**AIM OF THE TASK**
In the listing that follows, retype every line from the first through the one containing "import matplotlib.pyplot as plt". Pictures are to be left out.
++++++++++++++++++++
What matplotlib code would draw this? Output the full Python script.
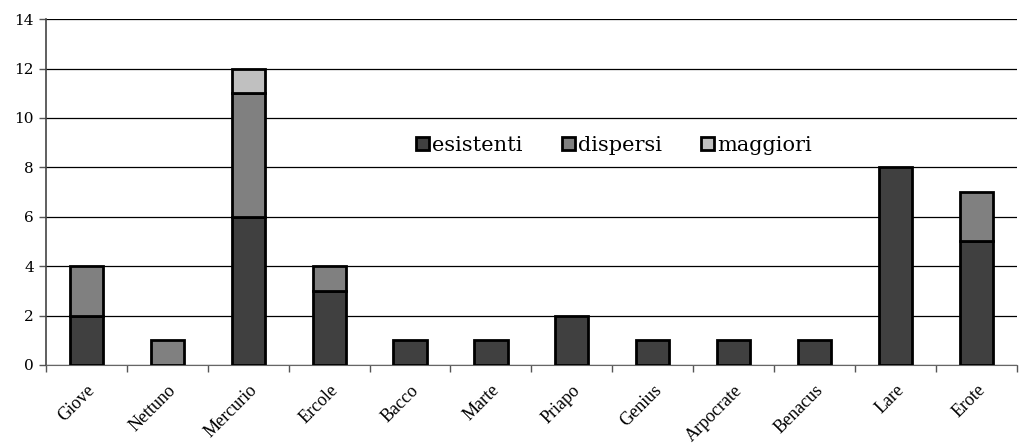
import numpy as np
import matplotlib.pyplot as plt

categorie = ['Giove', 'Nettuno', 'Mercurio', 'Ercole', 'Bacco', 'Marte',
             'Priapo', 'Genius', 'Arpocrate', 'Benacus', 'Lare', 'Erote']
esistenti = [2, 0, 6, 3, 1, 1, 2, 1, 1, 1, 8, 5]
dispersi = [2, 1, 5, 1, 0, 0, 0, 0, 0, 0, 0, 2]
maggiori = [0, 0, 1, 0, 0, 0, 0, 0, 0, 0, 0, 0]

plt.rcParams['font.family'] = ['DejaVu Serif']

fig = plt.figure(figsize=(10.19, 4.44), dpi=100)
ax = fig.add_axes([0.045, 0.178, 0.953, 0.779])

x = np.arange(len(categorie))
w = 0.41
e = np.array(esistenti)
d = np.array(dispersi)
m = np.array(maggiori)

def barre(vals, bottom, colore, nome):
    vals = np.array(vals)
    mask = vals > 0
    ax.bar(x[mask], vals[mask], w, bottom=bottom[mask], color=colore,
           edgecolor='black', linewidth=2, label=nome, zorder=3)

barre(e, np.zeros(len(x)), '#404040', 'esistenti')
barre(d, e, '#808080', 'dispersi')
barre(m, e + d, '#c0c0c0', 'maggiori')

ax.set_xlim(-0.5, len(x) - 0.5)
ax.set_ylim(0, 14)
ax.set_yticks(range(0, 15, 2))
ax.yaxis.grid(True, color='black', linewidth=0.9, zorder=0)
ax.set_axisbelow(True)

ax.set_xticks(np.arange(-0.5, len(x), 1.0))
ax.set_xticklabels([])
ax.set_xticks(x, minor=True)
ax.set_xticklabels(categorie, minor=True, rotation=45, ha='right',
                   rotation_mode='anchor', fontsize=13,
                   family='Liberation Serif')
ax.tick_params(axis='x', which='minor', length=0, pad=12)
ax.tick_params(axis='x', which='major', length=5, width=1, color='#555555')
ax.tick_params(axis='y', length=5, width=1, color='#555555', labelsize=11)

for s in ['top', 'right']:
    ax.spines[s].set_visible(False)
ax.spines['left'].set_color('#444444')
ax.spines['bottom'].set_color('#666666')
ax.spines['left'].set_linewidth(1.2)

ax.legend(loc='center', bbox_to_anchor=(0.585, 0.635), ncol=3, frameon=False,
          fontsize=15, handlelength=0.6, handleheight=0.6, handletextpad=0.15,
          columnspacing=1.9, borderaxespad=0)

fig.savefig('out.png', dpi=100)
++++++++++++++++++++
**THE REPLY**
What matplotlib code would draw this? Output the full Python script.
import numpy as np
import matplotlib.pyplot as plt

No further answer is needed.